FCC Chair Almost Ready To Share His New Take On Net Neutrality


Earlier this year, a federal appeals court eviscerated the FCC’s Open Internet (aka net neutrality) rule following a legal challenge by Verizon, effectively allowing ISPs to give priority access to their own content (or content from sites and services that pay for the privilege) while also blocking or throttling access to competing services and content. Net neutrality has been recuperating from that back-breaking defeat in a virtual underground prison, but is now preparing to scale the wall and return to the real world.

Reuters reports that FCC Chair Tom “Hot Wheels” Wheeler plans to begin circulating his proposal for the new neutrality rules to his colleagues tomorrow, and the five FCC commissioners could conceivably vote on the proposal as early as May. That would be followed by a public comment period and any revisions that come out of those suggestions, so it’s still quite some time before any neutrality rules can be resurrected.


The largest ISPs, including Verizon, have all pinky-sweared that they will continue to abide by the old neutrality rules pending the finalizing of (and possible legal challenge to) the new rules, which makes one wonder why Verizon spent untold millions fighting the rules. Maybe Big V is just a free spirit who won’t be held down by the man… or something.


Only Comcast is legally obliged to follow the now-gutted guidelines; a stipulation the company agreed to while seeking approval of its merger with NBC Universal. However, Comcast’s obligation only lasts through 2018 (though we expect it will “volunteer” to continue that obligation if it helps grease the approval of its merger with Time Warner Cable.

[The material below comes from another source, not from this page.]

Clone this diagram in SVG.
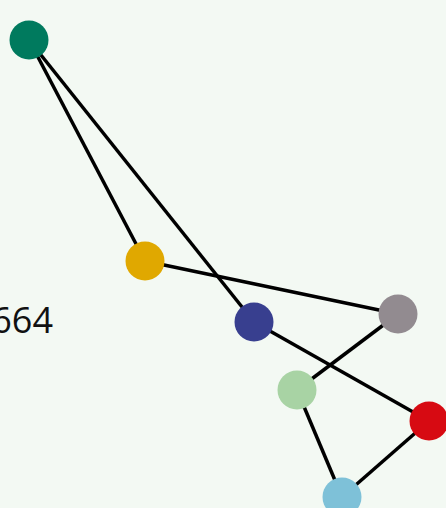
<svg xmlns="http://www.w3.org/2000/svg" width="446" height="508" viewBox="0 0 446 508">
<style>
.edge{stroke:#000;stroke-width:3.5;fill:none}
.lbl{font-family:"Open Sans",sans-serif;font-size:36px;fill:#111}
</style>
<rect width="446" height="508" fill="#f3f9f3"/>
<text class="lbl" x="53" y="333" text-anchor="end">664</text>
<g id="edges">
<line class="edge" x1="29" y1="40" x2="145" y2="261"/>
<line class="edge" x1="29" y1="40" x2="254" y2="322"/>
<line class="edge" x1="145" y1="261" x2="398" y2="314"/>
<line class="edge" x1="254" y1="322" x2="429" y2="421"/>
<line class="edge" x1="398" y1="314" x2="297" y2="390"/>
<line class="edge" x1="297" y1="390" x2="342" y2="497"/>
<line class="edge" x1="429" y1="421" x2="342" y2="497"/>
</g>
<g id="n1"><circle cx="29" cy="40" r="19.5" fill="#007a5e"/></g>
<g id="n2"><circle cx="145" cy="261" r="19.5" fill="#e0a800"/></g>
<g id="n3"><circle cx="254" cy="322" r="19.5" fill="#383f8f"/></g>
<g id="n4"><circle cx="398" cy="314" r="19.5" fill="#928b90"/></g>
<g id="n5"><circle cx="297" cy="390" r="19.5" fill="#a8d3a4"/></g>
<g id="n6"><circle cx="429" cy="421" r="19.5" fill="#d70a12"/></g>
<g id="n7"><circle cx="342" cy="497" r="19.5" fill="#7ec1d8"/></g>
</svg>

No one knows if Wheeler’s proposal will be any different at its core than the former rules, as the appeals court didn’t take issue with the idea of enforced net neutrality; it just believed that, under the FCC’s outdated classification of ISPs, the commission didn’t have the proper authority to issue these rules.


Some believe that the FCC could simply reclassifying ISP as telecommunications infrastructure (as opposed to their current classification as content), effectively giving itself the authority to reinstate those the old rules.


In February, Wheeler issued a very vague outline of his plan, but even that didn’t say whether or not he intended to reclassify broadband.


One issue that will almost definitely not be dealt with in the new rules is the currently controversial topics of interconnectivity and paid peering. This issue has been brought to the fore by Netflix’s ongoing staring contests with various ISPs and its recent agreement to pay Comcast for more direct access to end-users.


The former net neutrality rules only dealt with an ISPs interactions with delivering content to the user. They prevented ISPs from actively slowing down or prioritizing content at whim. What they didn’t do was tell ISPs that they had to do everything possible to make sure that content providers’ data was getting to users without any speed bumps.


So when large numbers of users are simultaneously streaming Netflix — the biggest single source of downstream data in the U.S. — and connections begin to back up, ISPs have two choices: Open up more connections to ease the bottleneck or continue to let it build up and hope that Netflix pays them for a better connection.


To some, allowing these logjams to occur is a net neutrality issue — especially with regard to Netflix, as it provides a competing service to the pay-TV and on-demand content available from the cable companies that control most of the wired broadband in the country.


But earlier this month, Wheeler’s office made it clear that while the Chair believes interconnectivity is indeed an FCC issue, it is not a neutrality issue, and thus will not be part of his proposed rules.